Od kolegów dowiedzieliśmy się, że właściciel traktora na pomoc wysłał syna mówiąc mu: tylko weź tego małego. Jeżeli tak wygląda mały traktor to jak wygląda duży? Z pomocą tej machiny udało się wyciągnąć samochód, nasz młody wybawiciel nie chciał nawet kasy za przysługę ale wetknęliśmy mu na siłę przynajmniej 50 dych. Tak swoją drogą to wielkie podziękowania dla tych życzliwych ludzi, naprawdę bardzo nam pomogli ,,szacunek’’. Wróciliśmy na łowisko a tam żadnych zmian (wędki nawet nie drgnęły) nie licząc ogniska które rozpalił Domino. Jeszcze tylko kolacja. Kiełbaski, pieczone ziemniaki, znalazł się również napój bogów (nektar, żubrówka czy jakoś tak) i spać, od rana polowanie na szczupłego życia. O 4:30 pobudka, kawa, żywczyki (łapiemy na żywca), wędki do wody i czekamy na nieuniknione, czyli brania. Czekamy, czekamy i nic. Jesteśmy też lekko zdziwieni brakiem towarzystwa. Dopiero gdzieś około 9 pojawiła się pierwsza łódka, później dwie następne, ogólnie tak zwane bezludzie. Nie pasowało to zupełnie do naszych wspomnień, ale nic czekamy. Mnie przytrafiła się jeszcze jedna płotka z gruntu, ale ogólnie d…. nie urywa. Około południa kątem oka dostrzegłem że Pawlakiem zaczyna trząść. W pierwszej chwili pomyślałem że poraził go prąd z bateryjek paluszków co to je nosił w kieszeni, ale nie podrygi te były jakieś takie uporządkowane. Obroty w lewo w prawo, Pawlak zawołał młodego i zaczęli przybijać piątki, później kopniaki w tyłek i wyjaśniło się to porażenie.

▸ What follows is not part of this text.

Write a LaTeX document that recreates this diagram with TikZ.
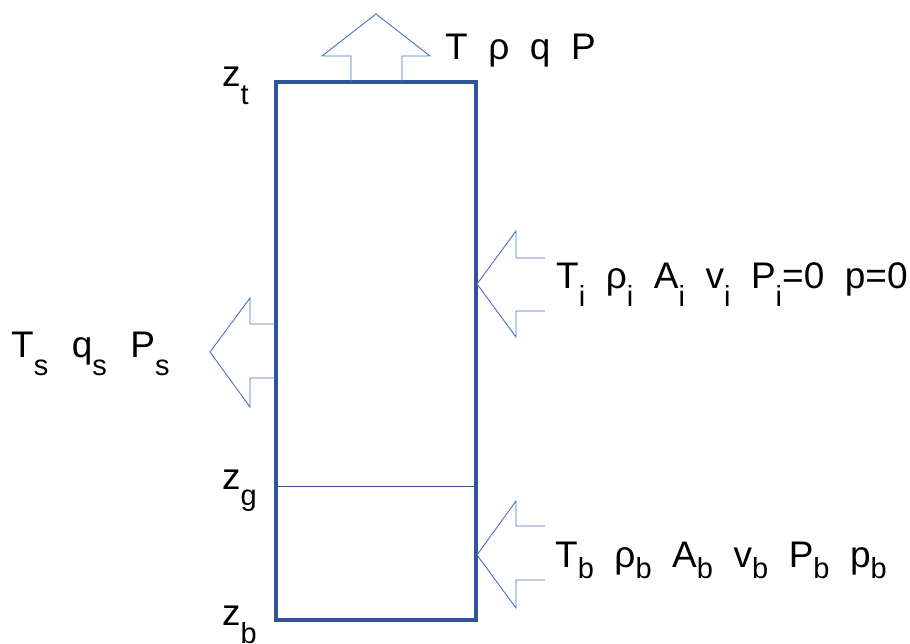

Pawlaczysko w akcie desperacji wymyślił obrzęd voodoo w celu odczynienia klątwy swej cudownej małżonki. Kamień spadł mi z serca bo już myślałem że trzeba będzie chłopa ratować. Dzień minął bez historii, w nocy stwierdziliśmy że odczynianie klątwy jednak nic nie dało. Ognisko, kiełbaski (już bez napoju bogów) i spać……… Wstałem jako pierwszy (tradycyjnie 4:30), złapałem żywczyka i zarzuciłem zestaw. Po około godzinie wstała reszta ekipy. Siedzę sobie znudzony na fotelu, nagle patrzę nie widać spławika, chwilę odczekałem, zacięcie, podczas holu nie czułem prawie żadnego oporu, dopiero przy brzegu poczułem ze jednak mam coś na haczyku. Po krótkiej walce wyciągnąłem okonia 32cm (foto), to mój rekord i nie tylko mój, wcześniejszy rekord ekipy należał do Belusia i wynosił 27 cm. Nareszcie wszystkim rozjaśniły się twarze. Niestety, jeszcze tylko kilka płotek z gruntu i po łapaniu. Około południa zarządziliśmy powrót. Coś dziwnego dzieje się na naszym ulubionym szczupakowym łowisku. Wymiękł nawet nasz mistrz w poławianiu drobnicy Domino, sami musieliśmy starać się o żywce a łatwo nie było. Nie tylko to że po raz pierwszy wróciliśmy bez szczupłego, ale zastanawiające jest że tam gdzie zazwyczaj było dziesiątki wędkarzy tym razem pojawiły się jedynie 3 (słownie trzy) łodzie, szok. Chyba że o czymś nie wiemy? Może jednym z wyjaśnień jest opowieść właściciela traktora (taty naszego wybawcy) że jest wściekły na poławiaczy którzy kłusują prądem. Ale ile w tym prawdy i wyjaśnienia sytuacji, nie wiem. Na szczęście spędziliśmy miło prawie 3 dni nad wodą, wypoczynek wręcz kapitalny, nie licząc Pawlaka (jemu najbardziej doskwierała klątwa), ja wróciłem z życiówką. Mam nadzieję że było to tylko chwilowe bezrybie, szkoda takiej pięknej miejscówki.
Połamania
P.S.
Wieczorem okazało się że Pawlak wrócił z kleszczem więc dzień zakończył wizytą w szpitalu.